WHAT YOU ARE ASKED TO DO
Return, without pictures, the lines from the start of the data through the one that contains "from matplotlib.transforms import".

DATA SHOWN
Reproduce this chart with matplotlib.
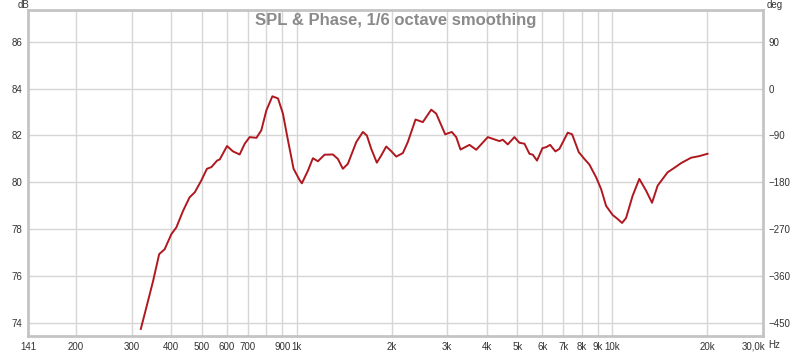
import numpy as np
import matplotlib.pyplot as plt
from matplotlib.transforms import ScaledTranslation

# Data (frequency in Hz, level in dB)
freq = [321, 334, 351, 367, 382, 401, 416, 437, 458, 476, 499, 520, 537, 560, 571,
        602, 629, 660, 685, 710, 746, 773, 802, 838, 873, 905, 939, 978, 1022, 1039,
        1086, 1126, 1168, 1226, 1303, 1351, 1401, 1453, 1545, 1621, 1669, 1723, 1795,
        1854, 1922, 1994, 2068, 2170, 2250, 2380, 2510, 2669, 2768, 2955, 3101, 3202,
        3304, 3528, 3705, 4031, 4389, 4496, 4664, 4896, 5078, 5267, 5462, 5596, 5773,
        6005, 6167, 6351, 6601, 6797, 7223, 7457, 7826, 8155, 8458, 8880, 9210, 9552,
        10020, 10393, 10733, 11050, 11594, 12173, 12786, 13356, 13912, 14962, 15715,
        16500, 17747, 18850, 20020]
spl = [73.75, 74.65, 75.79, 76.94, 77.15, 77.79, 78.08, 78.79, 79.36, 79.58, 80.08,
       80.58, 80.65, 80.93, 80.98, 81.55, 81.32, 81.19, 81.65, 81.93, 81.9, 82.22,
       83.07, 83.67, 83.58, 82.93, 81.79, 80.58, 80.1, 79.96, 80.5, 81.03, 80.9, 81.18,
       81.19, 81.0, 80.58, 80.79, 81.72, 82.15, 82.0, 81.43, 80.84, 81.15, 81.53, 81.33,
       81.1, 81.25, 81.72, 82.68, 82.57, 83.1, 82.93, 82.05, 82.15, 81.93, 81.4, 81.6,
       81.39, 81.93, 81.76, 81.82, 81.62, 81.93, 81.69, 81.65, 81.22, 81.18, 80.93,
       81.46, 81.5, 81.6, 81.32, 81.43, 82.12, 82.05, 81.29, 81.0, 80.76, 80.22, 79.72,
       79.0, 78.61, 78.44, 78.27, 78.48, 79.43, 80.15, 79.65, 79.13, 79.86, 80.43,
       80.62, 80.82, 81.05, 81.12, 81.22]

grid_freqs = [200, 300, 400, 500, 600, 700, 800, 900, 1000, 2000, 3000, 4000, 5000,
              6000, 7000, 8000, 9000, 10000, 20000]
xtick_freqs = [141, 200, 300, 400, 500, 600, 700, 900, 1000, 2000, 3000, 4000, 5000,
               6000, 7000, 8000, 9000, 10000, 20000, 30000]
xtick_labels = ['141', '200', '300', '400', '500', '600', '700', '900', '1k', '2k',
                '3k', '4k', '5k', '6k', '7k', '8k', '9k', '10k', '20k', '30,0k']
db_ticks = [74, 76, 78, 80, 82, 84, 86]
deg_ticks = [90, 0, -90, -180, -270, -360, -450]

plt.rcParams['font.family'] = ['Liberation Sans', 'DejaVu Sans']

fig = plt.figure(figsize=(8, 3.52), dpi=100)
ax = fig.add_axes([28 / 800, 16 / 352, 735 / 800, 326 / 352])
ax.set_xscale('log')
ax.set_xlim(141, 30000)
ax.set_ylim(73.45, 87.35)

for f in grid_freqs:
    ax.axvline(f, color='#d6d6d6', lw=1.0, zorder=0)
for d in db_ticks:
    ax.axhline(d, color='#d6d6d6', lw=1.0, zorder=0)

ax.plot(freq, spl, color='#b01820', lw=1.4, zorder=3)

ax.set_xticks(xtick_freqs)
ax.set_xticklabels(xtick_labels)
ax.xaxis.set_minor_locator(plt.NullLocator())
ax.set_yticks(db_ticks)
ax.tick_params(axis='both', length=0, labelsize=7, colors='#333333', pad=4)
# last label sits left of the "Hz" unit
last = ax.get_xticklabels()[-1]
last.set_transform(last.get_transform() + ScaledTranslation(-9 / 100, 0, fig.dpi_scale_trans))
for s in ax.spines.values():
    s.set_color('#c4c4c4')
    s.set_linewidth(2)

ax2 = ax.twinx()
ax2.set_ylim((73.45 - 84) * 45, (87.35 - 84) * 45)
ax2.set_yticks(deg_ticks)
ax2.tick_params(axis='y', length=0, labelsize=7, colors='#333333', pad=4)
for s in ax2.spines.values():
    s.set_visible(False)

ax.set_title('SPL & Phase, 1/6 octave smoothing', color='#8a8a8a',
             fontsize=12, fontweight='bold', y=0.955, pad=0)
fig.text(18 / 800, 1 - 5 / 352, 'dB', fontsize=7, color='#333333', va='center')
fig.text(767 / 800, 1 - 5 / 352, 'deg', fontsize=7, color='#333333', va='center')
fig.text(768 / 800, 1 - 345 / 352, 'Hz', fontsize=7, color='#333333', va='center')

fig.savefig('out.png', dpi=100)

EXPECTED ANSWER
Reproduce this chart with matplotlib.
import numpy as np
import matplotlib.pyplot as plt
from matplotlib.transforms import ScaledTranslation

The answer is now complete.